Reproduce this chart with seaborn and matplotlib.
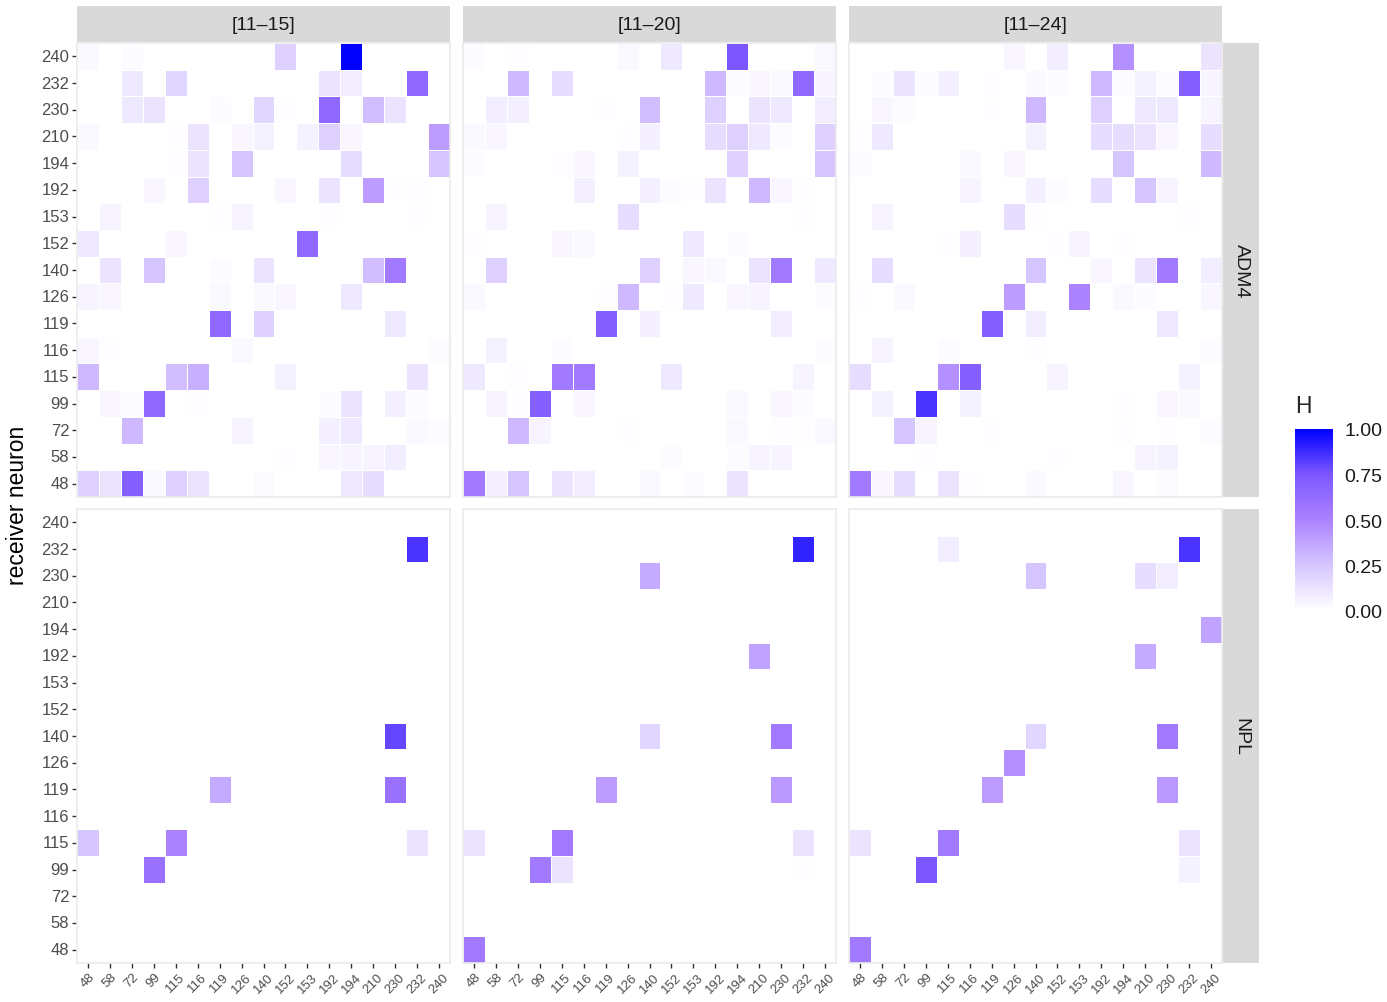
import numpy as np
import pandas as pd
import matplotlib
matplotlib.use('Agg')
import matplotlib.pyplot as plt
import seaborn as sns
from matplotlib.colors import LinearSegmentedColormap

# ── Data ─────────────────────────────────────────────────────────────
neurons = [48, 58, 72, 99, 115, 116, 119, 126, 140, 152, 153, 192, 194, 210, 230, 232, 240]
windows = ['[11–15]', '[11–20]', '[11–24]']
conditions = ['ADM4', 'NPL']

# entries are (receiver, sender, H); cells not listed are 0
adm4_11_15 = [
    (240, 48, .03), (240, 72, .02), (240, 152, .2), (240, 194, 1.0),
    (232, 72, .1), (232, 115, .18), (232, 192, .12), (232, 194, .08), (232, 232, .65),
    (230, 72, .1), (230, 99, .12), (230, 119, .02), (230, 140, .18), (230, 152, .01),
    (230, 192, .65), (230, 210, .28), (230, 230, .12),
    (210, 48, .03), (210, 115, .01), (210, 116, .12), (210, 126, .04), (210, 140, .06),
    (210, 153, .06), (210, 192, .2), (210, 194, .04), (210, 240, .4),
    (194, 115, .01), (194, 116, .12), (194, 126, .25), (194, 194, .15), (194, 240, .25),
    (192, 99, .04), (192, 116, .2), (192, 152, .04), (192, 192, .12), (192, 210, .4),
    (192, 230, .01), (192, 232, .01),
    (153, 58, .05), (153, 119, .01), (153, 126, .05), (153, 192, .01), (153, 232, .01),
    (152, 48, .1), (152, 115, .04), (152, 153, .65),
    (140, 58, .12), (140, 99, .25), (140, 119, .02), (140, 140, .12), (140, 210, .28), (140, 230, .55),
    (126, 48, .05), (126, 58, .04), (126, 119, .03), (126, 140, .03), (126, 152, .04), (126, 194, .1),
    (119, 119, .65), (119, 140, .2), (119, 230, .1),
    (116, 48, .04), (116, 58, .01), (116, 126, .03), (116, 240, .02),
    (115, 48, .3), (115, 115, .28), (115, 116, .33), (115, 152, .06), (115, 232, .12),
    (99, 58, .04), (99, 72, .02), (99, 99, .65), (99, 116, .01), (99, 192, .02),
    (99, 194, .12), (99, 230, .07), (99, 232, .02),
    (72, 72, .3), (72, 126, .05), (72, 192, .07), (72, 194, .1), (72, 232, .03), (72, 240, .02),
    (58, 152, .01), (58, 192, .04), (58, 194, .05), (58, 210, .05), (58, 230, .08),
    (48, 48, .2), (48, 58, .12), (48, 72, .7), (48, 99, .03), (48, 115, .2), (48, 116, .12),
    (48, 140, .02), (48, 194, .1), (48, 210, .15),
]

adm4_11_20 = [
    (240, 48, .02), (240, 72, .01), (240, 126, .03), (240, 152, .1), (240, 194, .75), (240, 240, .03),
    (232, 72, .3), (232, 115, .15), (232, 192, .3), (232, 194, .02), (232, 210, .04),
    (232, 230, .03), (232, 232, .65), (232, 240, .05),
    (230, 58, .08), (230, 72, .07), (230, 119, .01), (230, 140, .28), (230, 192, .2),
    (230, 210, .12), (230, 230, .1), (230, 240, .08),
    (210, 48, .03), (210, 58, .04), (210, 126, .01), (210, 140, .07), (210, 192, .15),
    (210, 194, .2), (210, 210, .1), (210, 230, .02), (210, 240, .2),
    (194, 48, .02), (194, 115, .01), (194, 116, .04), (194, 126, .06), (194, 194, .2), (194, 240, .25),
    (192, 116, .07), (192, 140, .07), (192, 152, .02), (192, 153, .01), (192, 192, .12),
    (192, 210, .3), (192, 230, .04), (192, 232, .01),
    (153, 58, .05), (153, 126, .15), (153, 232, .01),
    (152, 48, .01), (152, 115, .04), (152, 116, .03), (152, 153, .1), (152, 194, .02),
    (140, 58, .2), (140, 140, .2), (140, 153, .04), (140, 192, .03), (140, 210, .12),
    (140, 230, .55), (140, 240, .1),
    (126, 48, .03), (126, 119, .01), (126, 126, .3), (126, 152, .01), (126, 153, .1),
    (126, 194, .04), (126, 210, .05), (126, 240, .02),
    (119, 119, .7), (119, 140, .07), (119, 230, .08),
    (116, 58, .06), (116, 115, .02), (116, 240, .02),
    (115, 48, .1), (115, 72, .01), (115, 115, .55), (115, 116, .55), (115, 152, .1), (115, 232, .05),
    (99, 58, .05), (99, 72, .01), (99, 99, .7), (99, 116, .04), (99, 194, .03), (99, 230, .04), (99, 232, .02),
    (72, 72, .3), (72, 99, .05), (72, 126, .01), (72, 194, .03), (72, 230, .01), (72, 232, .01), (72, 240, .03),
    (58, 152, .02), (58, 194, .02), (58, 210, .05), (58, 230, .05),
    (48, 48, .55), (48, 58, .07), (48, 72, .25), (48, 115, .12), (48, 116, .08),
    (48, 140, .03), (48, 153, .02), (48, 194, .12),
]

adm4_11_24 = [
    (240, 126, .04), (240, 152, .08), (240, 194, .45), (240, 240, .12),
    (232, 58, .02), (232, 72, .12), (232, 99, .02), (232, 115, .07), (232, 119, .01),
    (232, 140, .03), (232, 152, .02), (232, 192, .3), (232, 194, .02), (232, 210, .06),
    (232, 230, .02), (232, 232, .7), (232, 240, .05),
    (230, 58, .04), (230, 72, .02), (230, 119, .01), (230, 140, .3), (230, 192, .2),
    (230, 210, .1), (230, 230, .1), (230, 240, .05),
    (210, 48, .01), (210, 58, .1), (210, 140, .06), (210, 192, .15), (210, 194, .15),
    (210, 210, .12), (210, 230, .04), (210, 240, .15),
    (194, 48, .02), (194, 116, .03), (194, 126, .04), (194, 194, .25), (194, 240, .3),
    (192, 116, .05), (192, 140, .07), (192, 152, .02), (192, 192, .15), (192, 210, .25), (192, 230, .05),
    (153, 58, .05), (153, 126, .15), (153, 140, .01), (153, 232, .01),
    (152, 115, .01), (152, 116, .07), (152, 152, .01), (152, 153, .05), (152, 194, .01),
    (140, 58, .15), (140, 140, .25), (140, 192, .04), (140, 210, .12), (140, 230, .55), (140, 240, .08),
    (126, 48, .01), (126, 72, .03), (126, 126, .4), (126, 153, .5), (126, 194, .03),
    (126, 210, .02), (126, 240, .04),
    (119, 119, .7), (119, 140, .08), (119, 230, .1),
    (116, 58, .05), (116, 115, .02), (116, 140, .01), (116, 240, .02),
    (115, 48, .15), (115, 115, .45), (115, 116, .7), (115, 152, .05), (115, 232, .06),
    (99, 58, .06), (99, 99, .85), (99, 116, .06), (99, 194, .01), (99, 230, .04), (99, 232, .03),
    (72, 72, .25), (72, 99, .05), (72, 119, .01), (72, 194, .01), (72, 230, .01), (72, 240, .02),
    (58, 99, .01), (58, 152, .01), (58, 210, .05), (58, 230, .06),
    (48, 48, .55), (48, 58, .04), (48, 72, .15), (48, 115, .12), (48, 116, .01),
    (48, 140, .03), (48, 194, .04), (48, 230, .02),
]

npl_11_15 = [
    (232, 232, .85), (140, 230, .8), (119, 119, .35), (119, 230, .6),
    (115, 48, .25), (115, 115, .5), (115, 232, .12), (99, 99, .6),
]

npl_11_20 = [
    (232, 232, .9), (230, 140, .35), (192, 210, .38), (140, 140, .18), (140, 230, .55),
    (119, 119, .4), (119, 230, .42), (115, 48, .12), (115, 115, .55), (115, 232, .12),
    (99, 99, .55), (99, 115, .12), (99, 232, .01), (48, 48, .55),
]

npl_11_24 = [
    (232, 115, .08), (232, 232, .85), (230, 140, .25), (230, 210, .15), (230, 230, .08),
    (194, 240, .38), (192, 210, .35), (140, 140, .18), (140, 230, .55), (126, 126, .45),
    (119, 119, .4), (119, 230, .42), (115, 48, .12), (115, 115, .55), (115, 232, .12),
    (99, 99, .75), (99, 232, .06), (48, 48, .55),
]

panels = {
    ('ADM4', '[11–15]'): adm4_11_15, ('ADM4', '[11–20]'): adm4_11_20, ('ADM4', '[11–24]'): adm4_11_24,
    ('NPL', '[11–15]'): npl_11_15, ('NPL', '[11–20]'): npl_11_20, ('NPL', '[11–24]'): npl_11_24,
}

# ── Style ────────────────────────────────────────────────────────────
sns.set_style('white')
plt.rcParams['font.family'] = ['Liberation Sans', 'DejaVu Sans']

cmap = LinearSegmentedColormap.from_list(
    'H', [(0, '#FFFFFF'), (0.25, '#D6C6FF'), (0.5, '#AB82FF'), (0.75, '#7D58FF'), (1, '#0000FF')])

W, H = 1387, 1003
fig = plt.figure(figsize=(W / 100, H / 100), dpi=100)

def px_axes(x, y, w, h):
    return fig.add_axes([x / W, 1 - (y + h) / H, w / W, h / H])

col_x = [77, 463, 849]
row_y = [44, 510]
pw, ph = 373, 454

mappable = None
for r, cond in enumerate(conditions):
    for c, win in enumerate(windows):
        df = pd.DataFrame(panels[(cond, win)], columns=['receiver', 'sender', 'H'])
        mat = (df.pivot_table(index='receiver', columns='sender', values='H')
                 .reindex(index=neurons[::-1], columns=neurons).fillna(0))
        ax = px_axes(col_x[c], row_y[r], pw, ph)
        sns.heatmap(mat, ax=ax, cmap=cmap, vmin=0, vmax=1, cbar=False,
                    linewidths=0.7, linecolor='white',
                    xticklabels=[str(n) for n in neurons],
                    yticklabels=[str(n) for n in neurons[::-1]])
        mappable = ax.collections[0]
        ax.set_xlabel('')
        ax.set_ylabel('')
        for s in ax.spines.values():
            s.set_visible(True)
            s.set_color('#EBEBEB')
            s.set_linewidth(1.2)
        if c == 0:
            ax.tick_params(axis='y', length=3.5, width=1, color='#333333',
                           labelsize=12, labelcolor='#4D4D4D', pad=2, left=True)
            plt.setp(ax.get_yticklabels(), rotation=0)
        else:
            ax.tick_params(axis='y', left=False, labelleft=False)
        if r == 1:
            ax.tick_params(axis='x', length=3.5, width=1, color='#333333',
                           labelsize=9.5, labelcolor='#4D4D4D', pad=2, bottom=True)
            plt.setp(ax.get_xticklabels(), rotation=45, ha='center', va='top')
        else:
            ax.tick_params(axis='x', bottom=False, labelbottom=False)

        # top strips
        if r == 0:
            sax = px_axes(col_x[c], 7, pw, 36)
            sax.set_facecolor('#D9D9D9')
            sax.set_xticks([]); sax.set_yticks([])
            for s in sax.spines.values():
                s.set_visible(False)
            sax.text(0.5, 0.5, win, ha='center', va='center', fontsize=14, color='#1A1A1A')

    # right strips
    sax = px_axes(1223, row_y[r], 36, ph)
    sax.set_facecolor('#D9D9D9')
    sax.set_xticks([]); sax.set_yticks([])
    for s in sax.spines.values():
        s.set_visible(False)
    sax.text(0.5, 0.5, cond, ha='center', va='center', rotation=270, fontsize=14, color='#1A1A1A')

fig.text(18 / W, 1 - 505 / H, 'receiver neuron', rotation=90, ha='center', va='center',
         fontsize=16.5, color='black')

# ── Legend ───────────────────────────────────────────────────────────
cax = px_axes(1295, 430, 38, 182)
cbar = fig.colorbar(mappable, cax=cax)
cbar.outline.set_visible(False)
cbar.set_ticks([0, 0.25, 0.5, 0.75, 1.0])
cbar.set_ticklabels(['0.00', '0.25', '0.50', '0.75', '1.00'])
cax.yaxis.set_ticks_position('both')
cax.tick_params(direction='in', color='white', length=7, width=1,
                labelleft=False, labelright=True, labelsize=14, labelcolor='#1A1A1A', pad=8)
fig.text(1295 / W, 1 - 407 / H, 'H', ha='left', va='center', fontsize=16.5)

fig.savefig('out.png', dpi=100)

####

*TASK BRIEF:* Emit the lines of the material exactly, from its first line to the line containing "conditions = ['ADM4', 'NPL']", inclusive; leave every picture out.

*WRITTEN REPLY:*
Reproduce this chart with seaborn and matplotlib.
import numpy as np
import pandas as pd
import matplotlib
matplotlib.use('Agg')
import matplotlib.pyplot as plt
import seaborn as sns
from matplotlib.colors import LinearSegmentedColormap

# ── Data ─────────────────────────────────────────────────────────────
neurons = [48, 58, 72, 99, 115, 116, 119, 126, 140, 152, 153, 192, 194, 210, 230, 232, 240]
windows = ['[11–15]', '[11–20]', '[11–24]']
conditions = ['ADM4', 'NPL']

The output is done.